Although Karikó is now widely celebrated for her groundbreaking contributions to mRNA research, her journey has been far from smooth. The native of Hungary has been living and working in the United States since 1985. During the ’90s, she faced numerous rejections after her work on utilizing mRNA to combat diseases was deemed too unconventional to receive funding from government grants, corporations—and even her peers.
The Fight Against COVID-19
At the outset of her scientific career, Karikó was part of an innovative clinical trial involving double-stranded RNA (dsRNA) to treat patients with hematologic diseases, AIDS, and chronic fatigue syndrome. Her research eventually led her to the University of Pennsylvania, where she worked on messenger RNA (mRNA) with cardiologist Elliot Barnathan, whose experiments demonstrated that mRNA could be used to produce human proteins.
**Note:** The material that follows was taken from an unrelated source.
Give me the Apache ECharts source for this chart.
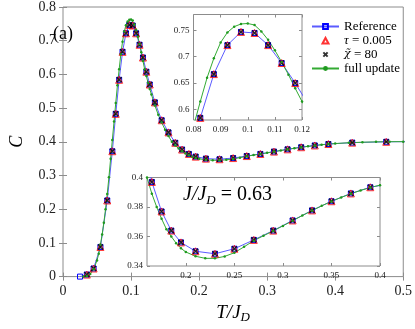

Karikó believed that if mRNA could be engineered to encode specific proteins and introduced to humans, it could revolutionize disease treatment. However, two obstacles stood in the way: Synthetic mRNA injections triggered an immune response, and funding in this field was limited.
In 1990, Karikó applied for a grant and proposed developing mRNA gene therapy. Despite being demoted in 1995 due to grant rejections, she persevered and eventually met immunologist and professor Drew Weissman at the University of Pennsylvania, with whom she worked on mRNA technology.
In 2005, while working alongside Weissman, Karikó found out that mRNA-based modified nucleosides eliminated inflammatory properties, making them safe when used for medical purposes. The duo later obtained patents for their work on modified nucleosides, however, the university eventually sold the intellectual property to the head of a lab supply company (now known as Cellscript).
In 2006, Karikó teamed up with biochemist Ian MacLachlan to further work on mRNA technology, and in 2013 she left the university to join the German company BioNTech RNA Pharmaceuticals as a senior vice president.
Upon the release of the gene sequence of the coronavirus in early 2020, biotech companies realized that mRNA technology could target the unique spike protein found in the virus. Leveraging Karikó’s decades of research, BioNTech developed the world’s first mRNA-based vaccine to fight the COVID-19 pandemic.
Over the past two years alone, Karikó’s groundbreaking work has earned her over 110 accolades, including the Breakthrough Prize in Life Sciences in 2022, the 2022 Vilcek Prize for Excellence for pioneering vaccine research, and the European Inventor Award 2022 for “Lifetime Achievement”—one of Europe’s most prestigious innovation prizes.
In Hungary, she is revered as a national hero. A large mural on a building in Budapest depicts a portrait of her with the message “Hungarians build the future.” She was also a top contender for the Nobel Prize in both 2021 and 2022, although she was not awarded the prize in either year.Embed from Getty Images
In 2022, during an interview with a Hungarian magazine, she announced that she would be departing from her position as senior vice president at BioNTech. Although she did not disclose her next workplace, she expressed the desire to once again focus on her scientific work, which had been sidelined for the past year and a half due to other commitments.
Karikó firmly believes that passion, single-minded focus, and a sense of mission are essential ingredients for fulfillment in the field of science. In the future, she hopes to use her platform to inspire the next generation of scientific leaders, to encourage research funding, and to continue to promote science for the advancement of humankind.